Your goal - Return the data exactly, with all pictures removed.

━━ Data lines ━━

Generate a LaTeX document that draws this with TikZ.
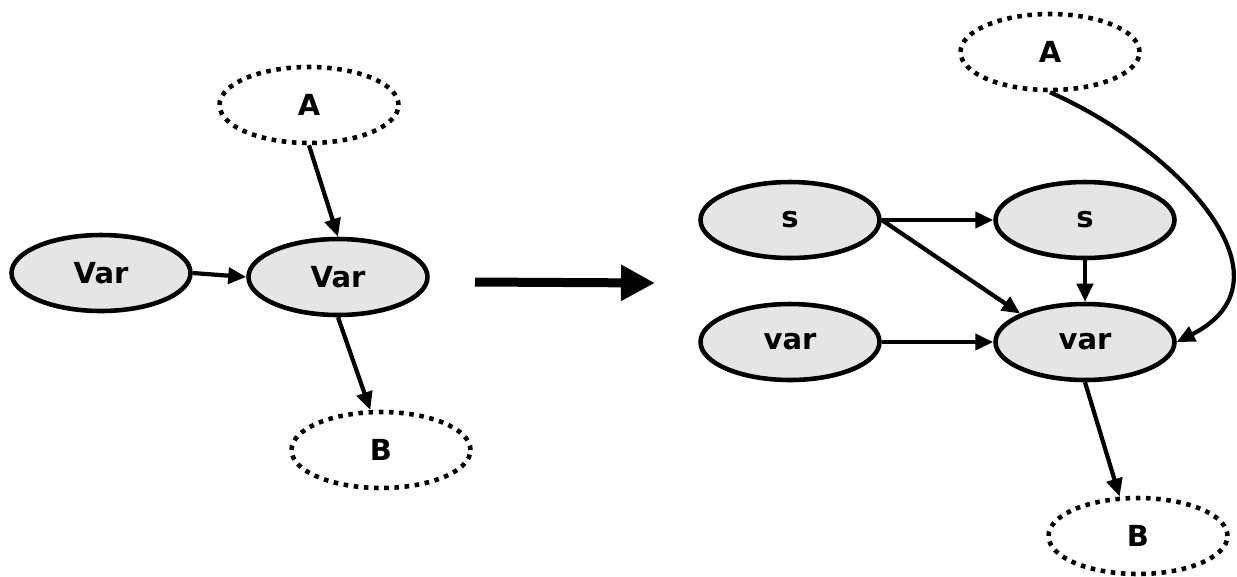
\documentclass[tikz,border=0pt]{standalone}
\usepackage{fontspec}
\setmainfont{DejaVu Sans}
\usetikzlibrary{arrows.meta,shapes.geometric}

\begin{document}
\begin{tikzpicture}[
    x=0.02cm, y=-0.02cm,
    font=\fontsize{16.5}{19}\selectfont\bfseries,
    >={Triangle[length=0.36cm,width=0.32cm]},
    varnode/.style={ellipse, draw, line width=2.6pt, fill=black!10, minimum width=3.58cm, minimum height=1.52cm, inner sep=0pt},
    extnode/.style={ellipse, draw, line width=2.6pt, dash pattern=on 2.6pt off 3.2pt, minimum width=3.58cm, minimum height=1.52cm, inner sep=0pt},
    link/.style={->, line width=2.4pt},
    bigarrow/.style={-{Triangle[length=0.68cm,width=0.68cm]}, line width=0.18cm}
]
\useasboundingbox (0,0) rectangle (1237,576);

% before
\node[extnode] (lA) at (309,105) {A};
\node[varnode] (lvar1) at (101,273) {Var};
\node[varnode] (lvar2) at (338,277) {Var};
\node[extnode] (lB) at (381,450) {B};

\draw[link] (lA.south) -- (lvar2.north);
\draw[link] (lvar1.east) -- (lvar2.west);
\draw[link] (lvar2.south) -- (lB.105);

% transformation
\coordinate (tfrom) at (475,282);
\coordinate (tto) at (655,283);
\draw[bigarrow] (tfrom) -- (tto);

% after
\node[extnode] (rA) at (1050,52) {A};
\node[varnode] (rs1) at (790,220) {s};
\node[varnode] (rs2) at (1085,220) {s};
\node[varnode] (rvar1) at (790,342) {var};
\node[varnode] (rvar2) at (1085,342) {var};
\node[extnode] (rB) at (1138,536) {B};

\draw[link] (rs1.east) -- (rs2.west);
\draw[link] (rs1.east) -- (rvar2.north west);
\draw[link] (rs2.south) -- (rvar2.north);
\draw[link] (rvar1.east) -- (rvar2.west);
\draw[link] (rvar2.south) -- (rB.115);
\draw[link] (rA.south) .. controls (1180,150) and (1300,280) .. (rvar2.east);
\end{tikzpicture}
\end{document}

━━━

Final answer -
Generate a LaTeX document that draws this with TikZ.
\documentclass[tikz,border=0pt]{standalone}
\usepackage{fontspec}
\setmainfont{DejaVu Sans}
\usetikzlibrary{arrows.meta,shapes.geometric}

\begin{document}
\begin{tikzpicture}[
    x=0.02cm, y=-0.02cm,
    font=\fontsize{16.5}{19}\selectfont\bfseries,
    >={Triangle[length=0.36cm,width=0.32cm]},
    varnode/.style={ellipse, draw, line width=2.6pt, fill=black!10, minimum width=3.58cm, minimum height=1.52cm, inner sep=0pt},
    extnode/.style={ellipse, draw, line width=2.6pt, dash pattern=on 2.6pt off 3.2pt, minimum width=3.58cm, minimum height=1.52cm, inner sep=0pt},
    link/.style={->, line width=2.4pt},
    bigarrow/.style={-{Triangle[length=0.68cm,width=0.68cm]}, line width=0.18cm}
]
\useasboundingbox (0,0) rectangle (1237,576);

% before
\node[extnode] (lA) at (309,105) {A};
\node[varnode] (lvar1) at (101,273) {Var};
\node[varnode] (lvar2) at (338,277) {Var};
\node[extnode] (lB) at (381,450) {B};

\draw[link] (lA.south) -- (lvar2.north);
\draw[link] (lvar1.east) -- (lvar2.west);
\draw[link] (lvar2.south) -- (lB.105);

% transformation
\coordinate (tfrom) at (475,282);
\coordinate (tto) at (655,283);
\draw[bigarrow] (tfrom) -- (tto);

% after
\node[extnode] (rA) at (1050,52) {A};
\node[varnode] (rs1) at (790,220) {s};
\node[varnode] (rs2) at (1085,220) {s};
\node[varnode] (rvar1) at (790,342) {var};
\node[varnode] (rvar2) at (1085,342) {var};
\node[extnode] (rB) at (1138,536) {B};

\draw[link] (rs1.east) -- (rs2.west);
\draw[link] (rs1.east) -- (rvar2.north west);
\draw[link] (rs2.south) -- (rvar2.north);
\draw[link] (rvar1.east) -- (rvar2.west);
\draw[link] (rvar2.south) -- (rB.115);
\draw[link] (rA.south) .. controls (1180,150) and (1300,280) .. (rvar2.east);
\end{tikzpicture}
\end{document}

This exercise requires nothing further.